Housebuilder Redrow's order book is still growing nicely, suggesting that any "catastrophe in the housing market" is still a way off (470.5p). Irish distribution conglomerate DCC boasts an impressive growth record "with more to come" (6,735p). Shares in St Modwen Properties trade on a sizeable discount to net asset value (327p). Some have raised doubts about packaging group RPC's latest purchase, but it has an excellent record of making its acquisitions a success (998p).
LXI Reit is a newly established real-estate investment trust that aims to provide inflation-protected income and capital growth by investing in UK commercial property. It will not undertake any development activity itself, but will buy property that's already let on long leases, typically 20 to 30 years, with regular rent increases built in. Assets it plans to buy include industrial and retail properties, offices, hotels, social housing and student accommodation. It will focus especially on "discount retailers, budget hotel operators and last mile' distribution units".

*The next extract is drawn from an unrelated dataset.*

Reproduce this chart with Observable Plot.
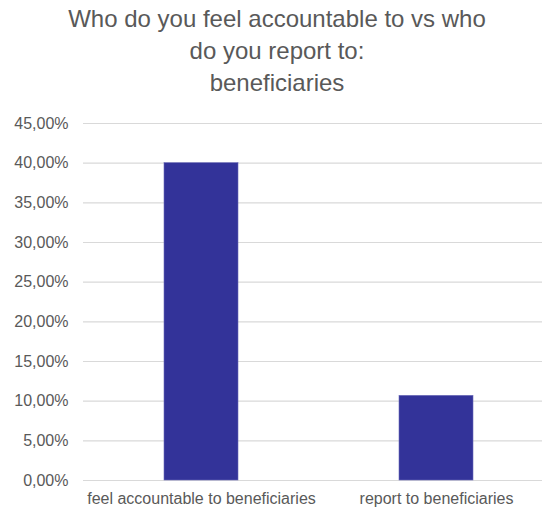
<!DOCTYPE html>
<html>
<head>
<meta charset="utf-8">
<script src="https://cdn.jsdelivr.net/npm/d3@7"></script>
<script src="https://cdn.jsdelivr.net/npm/@observablehq/plot@0.6"></script>
<style>
  html, body { margin: 0; padding: 0; background: #fff; }
  body { width: 542px; height: 508px; overflow: hidden; font-family: "Liberation Sans", Arial, sans-serif; }
  #title { height: 110px; box-sizing: border-box; padding-top: 3px; text-align: center; color: #595959; font-size: 24px; line-height: 32px; padding-left: 12px; }
</style>
</head>
<body>
<div id="title">Who do you feel accountable to vs who<br>do you report to:<br>beneficiaries</div>
<div id="chart"></div>
<script>
const categories = ["feel accountable to beneficiaries", "report to beneficiaries"];
const values = [40.0, 10.67];
const yTicks = [0, 5, 10, 15, 20, 25, 30, 35, 40, 45];

const data = categories.map((c, i) => ({category: c, value: values[i]}));
const fmt = d => d.toFixed(2).replace(".", ",") + "%";

const chart = Plot.plot({
  width: 542,
  height: 398,
  marginTop: 13,
  marginBottom: 28,
  marginLeft: 83,
  marginRight: 0,
  style: {fontFamily: "Liberation Sans, Arial, sans-serif", fontSize: "16px", color: "#595959", background: "#fff"},
  x: {domain: categories, paddingInner: 0.685, paddingOuter: 0.319, align: 0.54, label: null},
  y: {domain: [0, 45], ticks: yTicks, label: null},
  marks: [
    Plot.ruleY(yTicks, {stroke: "#d9d9d9", strokeWidth: 1.2}),
    Plot.barY(data, {x: "category", y: "value", fill: "#333399", stroke: "#6a6ab8", strokeWidth: 0.6}),
    Plot.axisY({ticks: yTicks, tickFormat: fmt, tickSize: 0, tickPadding: 15, fontSize: 16, fill: "#595959"}),
    Plot.axisX({tickSize: 0, tickPadding: 12, fontSize: 16, fill: "#595959"})
  ]
});
document.getElementById("chart").appendChild(chart);
</script>
</body>
</html>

As yet it owns no property, but its investment advisers are "confident that sufficient suitable assets will be identified, assessed and acquired" within six months of listing. Trading should start on 27 February.
An American view
Iowa-based Casey's General Stores "occupies an interesting niche", Brian Rogers, chairman of T. Rowe Price, tells Barron's. It runs convenience stores and petrol stations in 14 Midwestern states. Half its 1,940 shops are in towns with fewer than 5,000 people, and with other firms loath to enter small markets, Casey's "effectively has a competitive moat". Its best business is pizza delivery. Casey's is "inexpensive, as retailers go", and boasts a "clear growth trajectory".
The plan is to expand into small towns in Arkansas, Ohio and Tennessee. It typically buys shops it can remodel and is adding around 60 a year to its portfolio. Casey's owns almost all of its properties and has a solid balance sheet. Rogers estimates that earnings per share could climb by 14% in the year to May 2018.